Dell admits to Superfish-style certificate flaw

November 24, 2015 // 11:33 a.m.

Tags: #certificate #certificate-authority #dell #insecurity #lenovo #security #self-signed-certificate #superfish #vulnerability

Dell has been found to have installed an insecure, self-signed root certificate on the machines it sells - the same security flaw that drew the ire of Lenovo's customers earlier this year - which allows unlimited man-in-the-middle and malware attacks.

Lenovo was caught installing an insecure advertising-related tool dubbed Superfish back in February, but while its users found the idea of the machine they'd paid for being used to build a recurring revenue stream for the Chinese company there was a bigger issue: a self-signed security certificate, installed by default into the system, which held a copy of its own private key. This certificate was granted full permissions to sign anything on the system, from websites to executables and drivers - allowing ne'er-do-wells to hijack TLS-protected web sessions or install malicious code without so much as a warning message.

It was a major blow for confidence in Lenovo's brand, but now one of its biggest rivals has fallen to the same issue: Dell has confirmed that it, too, has been shipping systems with a pre-installed self-signed and insecure certificate, though it is defending the practice as 'making it easier and faster to service our customers' - the alternate reading of that sentence being somewhat more accurate than Dell may have intended.

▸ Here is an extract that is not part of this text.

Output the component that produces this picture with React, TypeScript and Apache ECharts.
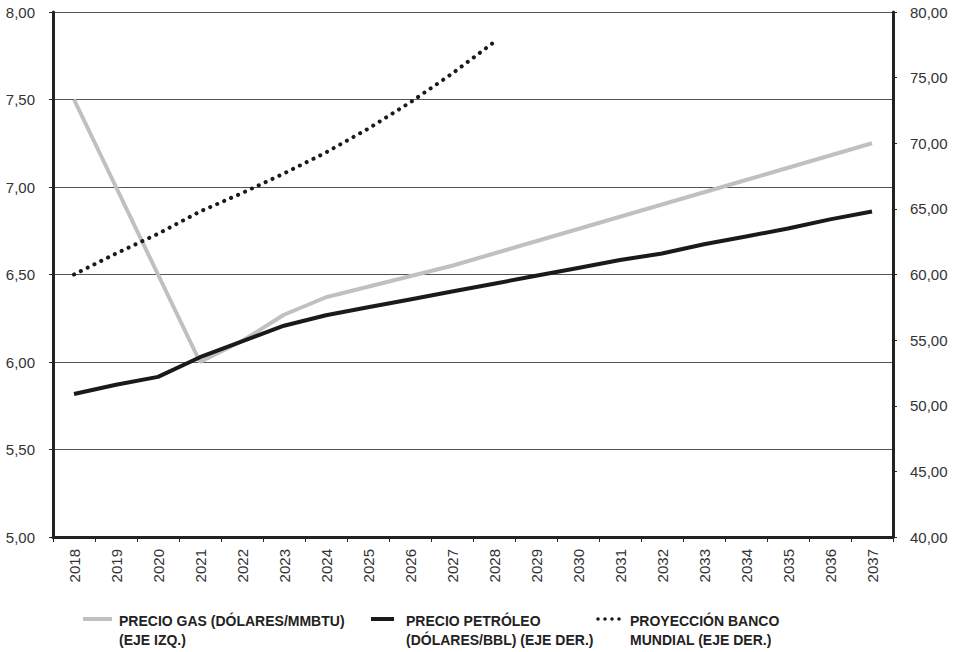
import React, { useEffect, useRef } from "react";
import * as echarts from "echarts";

const years = ["2018","2019","2020","2021","2022","2023","2024","2025","2026","2027","2028","2029","2030","2031","2032","2033","2034","2035","2036","2037"];
const gasPrice = [7.5, 7.0, 6.5, 6.0, 6.12, 6.27, 6.37, 6.43, 6.49, 6.55, 6.62, 6.69, 6.76, 6.83, 6.9, 6.97, 7.04, 7.11, 7.18, 7.25];
const oilPrice = [50.9, 51.6, 52.2, 53.7, 54.9, 56.1, 56.9, 57.5, 58.1, 58.7, 59.3, 59.9, 60.5, 61.1, 61.6, 62.3, 62.9, 63.5, 64.2, 64.8];
const worldBank = [60.0, 61.6, 63.1, 64.8, 66.2, 67.7, 69.3, 71.1, 73.1, 75.3, 77.7];

const gasName = "PRECIO GAS (DÓLARES/MMBTU)\n(EJE IZQ.)";
const oilName = "PRECIO PETRÓLEO\n(DÓLARES/BBL) (EJE DER.)";
const wbName = "PROYECCIÓN BANCO\nMUNDIAL (EJE DER.)";

const fmt = (v: number) => v.toFixed(2).replace(".", ",");

// legend icons: a box of itemWidth x 38, mark drawn near the first text line
const lineIcon = (len: number, box: number) =>
  `path://M0,0L0.01,0M0,6H${len}V10H0ZM${box - 0.01},38L${box},38`;
const dotIcon = (() => {
  const r = 1.8;
  let d = "path://M0,0L0.01,0";
  [2, 9, 16, 23].forEach((cx) => {
    d += `M${cx - r},8a${r},${r} 0 1,0 ${2 * r},0a${r},${r} 0 1,0 ${-2 * r},0Z`;
  });
  d += "M28.99,38L29,38";
  return d;
})();

export default function App() {
  const ref = useRef<HTMLDivElement>(null);
  useEffect(() => {
    if (!ref.current) return;
    const chart = echarts.init(ref.current, null, { renderer: "svg" });
    const legendText = {
      fontFamily: "Liberation Sans, Arial, sans-serif",
      fontWeight: "bold" as const,
      fontSize: 14,
      color: "#222",
      lineHeight: 19,
    };
    const legendBase = {
      top: 611,
      padding: 0,
      itemHeight: 38,
      symbolKeepAspect: false,
      itemStyle: { borderWidth: 0 },
      textStyle: legendText,
    };
    chart.setOption({
      animation: false,
      backgroundColor: "#fff",
      grid: { left: 53, right: 69, top: 12, bottom: 115 },
      legend: [
        { ...legendBase, left: 83, itemWidth: 31, icon: lineIcon(29, 31), data: [gasName] },
        { ...legendBase, left: 371, itemWidth: 30, icon: lineIcon(23, 30), data: [oilName] },
        { ...legendBase, left: 596, itemWidth: 29, icon: dotIcon, data: [wbName] },
      ],
      xAxis: {
        type: "category",
        data: years,
        boundaryGap: true,
        axisLine: { lineStyle: { color: "#222", width: 3 } },
        axisTick: { show: true, length: 5, lineStyle: { color: "#222", width: 1 } },
        axisLabel: {
          rotate: 90,
          margin: 12,
          fontFamily: "Liberation Sans, Arial, sans-serif",
          fontSize: 15,
          color: "#333",
        },
      },
      yAxis: [
        {
          type: "value",
          min: 5,
          max: 8,
          interval: 0.5,
          position: "left",
          axisLine: { show: true, lineStyle: { color: "#222", width: 3 } },
          axisTick: { show: true, length: 4, lineStyle: { color: "#222" } },
          axisLabel: {
            formatter: fmt,
            margin: 18,
            fontFamily: "Liberation Sans, Arial, sans-serif",
            fontSize: 15,
            color: "#333",
          },
          splitLine: { show: true, lineStyle: { color: "#555", width: 1 } },
        },
        {
          type: "value",
          min: 40,
          max: 80,
          interval: 5,
          position: "right",
          axisLine: { show: true, lineStyle: { color: "#222", width: 3 } },
          axisTick: { show: true, length: 4, lineStyle: { color: "#222" } },
          axisLabel: {
            formatter: fmt,
            margin: 17,
            fontFamily: "Liberation Sans, Arial, sans-serif",
            fontSize: 15,
            color: "#333",
          },
          splitLine: { show: false },
        },
      ],
      series: [
        {
          name: gasName,
          type: "line",
          yAxisIndex: 0,
          data: gasPrice,
          symbol: "none",
          color: "#c0c0c0",
          lineStyle: { color: "#c0c0c0", width: 4 },
          z: 2,
        },
        {
          name: oilName,
          type: "line",
          yAxisIndex: 1,
          data: oilPrice,
          symbol: "none",
          color: "#1a1a1a",
          lineStyle: { color: "#1a1a1a", width: 4 },
          z: 3,
        },
        {
          name: wbName,
          type: "line",
          yAxisIndex: 1,
          data: worldBank,
          symbol: "none",
          color: "#1a1a1a",
          lineStyle: { color: "#1a1a1a", width: 4, type: [0.1, 7.5], cap: "round" },
          z: 4,
        },
      ],
    });
    return () => chart.dispose();
  }, []);
  return (
    <div
      ref={ref}
      style={{ position: "fixed", left: 0, top: 0, width: 962, height: 652, background: "#fff" }}
    />
  );
}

'Today we became aware that a certificate (eDellRoot), installed by our Dell Foundation Services application on our PCs, unintentionally introduced a security vulnerability,' claimed Dell's Laura Thomas in a blog post published late last night. 'The certificate was implemented as part of a support tool and intended to make it faster and easier for our customers to service their system. Customer security and privacy is a top concern and priority for Dell; we deeply regret that this has happened and are taking steps to address it.'

Dell has confirmed that it will remove the certificate from all systems through an automated update from today onwards and that it will no longer ship by default with Dell systems. Those who don't want to wait can find manual removal instructions here (DocX warning).